(segue) Al bivio
(30 gennaio 1915)
[Inizio scritto]

      Il socialismo in Italia è stato anazionale. In Germania il socialismo era ed è una delle grandi forze di espansione e di conquista della razza tedesca; in Francia il socialismo — capitanato da Jaures — aveva conciliato la patria e l'internazionale. Jaures aveva creato coll'Armée nouvelle il sistema militare repubblicano-socialista. Guesde ripudiava lo sciopero generale in caso di mobilitazione poiché gli sembrava di tradire la Francia e la Repubblica a beneficio di qualche vicino retrogrado... Con questi precedenti si spiega il revirement dei socialisti e sindacalisti francesi: si spiega il loro ardore di battaglia il loro spirito di sacrificio. Ciò è stato possibile in Francia ma io mi domando se lo stesso avverrebbe in Italia dopo otto o nove mesi di propaganda neutralista assoluta temperata a troppo radi intervalli dalle restrizioni dell'on. Turati.
      Le masse non avranno ragione di ritenersi turlupinate quando dopo tanta predicazione antiguerresca si vedranno sospinte al... macello? Non avranno ragione di chiedersi e di chiedere: a che prò tante parole e tanto inchiostro se era stabilito sin dal principio se era — cioè — sottinteso che tutto sarebbe finito in un atto di rassegnata obbedienza alla volontà dello stato?

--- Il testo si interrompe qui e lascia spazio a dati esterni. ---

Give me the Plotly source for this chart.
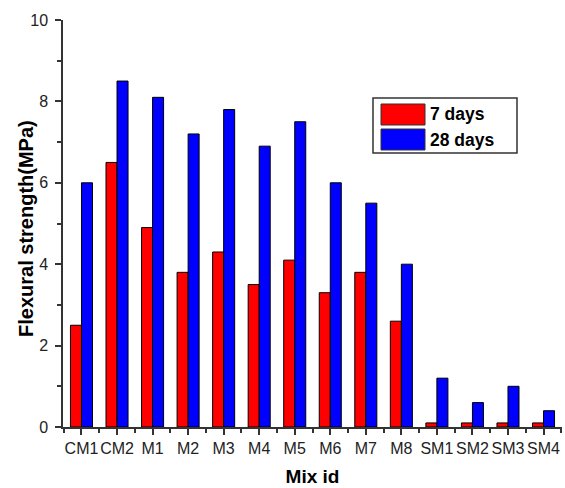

      Ma i proletari posti a scegliere fra il morire in piazza e il morire sulla trincea possono prediligere la prima fine; e quale sarà allora il vostro contegno on. Turati se sino all'ultimo momento avrete predicato contro la guerra se insomma sarete stato preso sul «serio» dai proletari che vi ascoltavano?
      Manca qualche cosa al vostro discorso on. Turati: mancano cioè le deduzioni pratiche delle vostre premesse di neutralità relativa che corrisponde in fondo all'intervento relativo. Voi avreste dovuto dire — scusate l'immodestia — presso a poco così: «Amici socialisti noi siamo un partito di minoranza con obiettivi ideali e remoti. La nostra influenza sul corso degli avvenimenti è limitata. Noi non vogliamo assumerci le responsabilità dell'intervento di cui misuriamo i pericoli e i danni; ma non vogliamo nemmeno accettare — in solido colla monarchia — la responsabilità della neutralità assoluta che può essere disastrosa più della guerra. Noi aspettiamo colla guerra o senza la guerra che la nostra ora ritorni e ritornerà. Per questo ci asteniamo dal propagandare l'intervento e dal propagandare la neutralità.»